▶ **SOURCE MATERIAL**

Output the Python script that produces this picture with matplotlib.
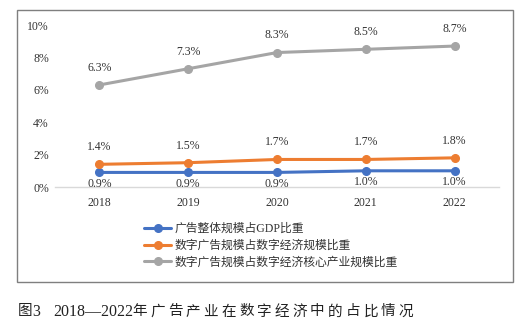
import matplotlib
matplotlib.use("Agg")
import matplotlib.pyplot as plt
from matplotlib.patches import Rectangle

years = ["2018", "2019", "2020", "2021", "2022"]
gdp_share = [0.9, 0.9, 0.9, 1.0, 1.0]
digital_share = [1.4, 1.5, 1.7, 1.7, 1.8]
core_share = [6.3, 7.3, 8.3, 8.5, 8.7]
series_names = ["广告整体规模占GDP比重", "数字广告规模占数字经济规模比重", "数字广告规模占数字经济核心产业规模比重"]
yticks = [0, 2, 4, 6, 8, 10]
caption_head = "图"
caption_num = "3"
caption_years = "2018—2022"
caption_tail = "年广告产业在数字经济中的占比情况"

fam = ["Liberation Serif", "Noto Sans CJK SC", "DejaVu Sans"]
plt.rcParams["font.family"] = fam

W, H = 521, 336
fig = plt.figure(figsize=(W / 100, H / 100), dpi=100)
ax = fig.add_axes([55 / W, 1 - 187 / H, (499 - 55) / W, (187 - 25) / H])

colors = ["#4472C4", "#ED7D31", "#A5A5A5"]
x = list(range(len(years)))
for vals, c, name in zip([gdp_share, digital_share, core_share], colors, series_names):
    ax.plot(x, vals, color=c, lw=2.2, marker="o", ms=5.5, label=name, solid_capstyle="round")

for i, v in enumerate(gdp_share):
    ax.annotate(f"{v:.1f}%", (i, v), xytext=(0, -4), textcoords="offset points",
                ha="center", va="top", fontsize=8.5, color="#333333")
for vals in (digital_share, core_share):
    for i, v in enumerate(vals):
        ax.annotate(f"{v:.1f}%", (i, v), xytext=(0, 8), textcoords="offset points",
                    ha="center", va="bottom", fontsize=8.5, color="#333333")

ax.set_xlim(-0.5, 4.5)
ax.set_ylim(0, 10)
ax.set_xticks(x)
ax.set_xticklabels(years, fontsize=8.5, color="#333333")
ax.set_yticks(yticks)
ax.set_yticklabels([f"{t}%" for t in yticks], fontsize=8.5, color="#333333")
ax.tick_params(axis="y", length=0, pad=4.5)
ax.tick_params(axis="x", length=0, pad=7)
for s in ["top", "right", "left"]:
    ax.spines[s].set_visible(False)
ax.spines["bottom"].set_color("#D9D9D9")
ax.spines["bottom"].set_linewidth(1)
ax.patch.set_alpha(0)

leg = fig.legend(loc="upper left", bbox_to_anchor=(144 / W, 1 - 223 / H), frameon=False,
                 fontsize=8.5, handlelength=2.3, handletextpad=0.3, labelspacing=0.4,
                 borderaxespad=0, borderpad=0)
for t in leg.get_texts():
    t.set_color("#333333")

fig.patches.append(Rectangle((17 / W, 1 - 282 / H), (513 - 17) / W, (282 - 10) / H,
                             transform=fig.transFigure, fill=False, ec="#7F7F7F", lw=1))

cy = 1 - 312 / H
cc = "#222222"
fig.text(18 / W, cy, caption_head, fontsize=10.5, ha="left", va="center", color=cc)
fig.text(32 / W, cy, caption_num, fontsize=11.5, ha="left", va="center", color=cc)
fig.text(53 / W, cy, caption_years, fontsize=11.5, ha="left", va="center", color=cc)
for i, ch in enumerate(caption_tail):
    fig.text((132.5 + 17.75 * i) / W, cy, ch, fontsize=10.5, ha="left", va="center", color=cc)

fig.savefig("out.png", dpi=100)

▶ **WHAT YOU NEED TO DO**
Leave out the pictures and restate, word for word, the lines from the top of the data through the line containing "ax = fig.add_axes([55", both included.

▶ **EXERCISE ANSWER**
Output the Python script that produces this picture with matplotlib.
import matplotlib
matplotlib.use("Agg")
import matplotlib.pyplot as plt
from matplotlib.patches import Rectangle

years = ["2018", "2019", "2020", "2021", "2022"]
gdp_share = [0.9, 0.9, 0.9, 1.0, 1.0]
digital_share = [1.4, 1.5, 1.7, 1.7, 1.8]
core_share = [6.3, 7.3, 8.3, 8.5, 8.7]
series_names = ["广告整体规模占GDP比重", "数字广告规模占数字经济规模比重", "数字广告规模占数字经济核心产业规模比重"]
yticks = [0, 2, 4, 6, 8, 10]
caption_head = "图"
caption_num = "3"
caption_years = "2018—2022"
caption_tail = "年广告产业在数字经济中的占比情况"

fam = ["Liberation Serif", "Noto Sans CJK SC", "DejaVu Sans"]
plt.rcParams["font.family"] = fam

W, H = 521, 336
fig = plt.figure(figsize=(W / 100, H / 100), dpi=100)
ax = fig.add_axes([55 / W, 1 - 187 / H, (499 - 55) / W, (187 - 25) / H])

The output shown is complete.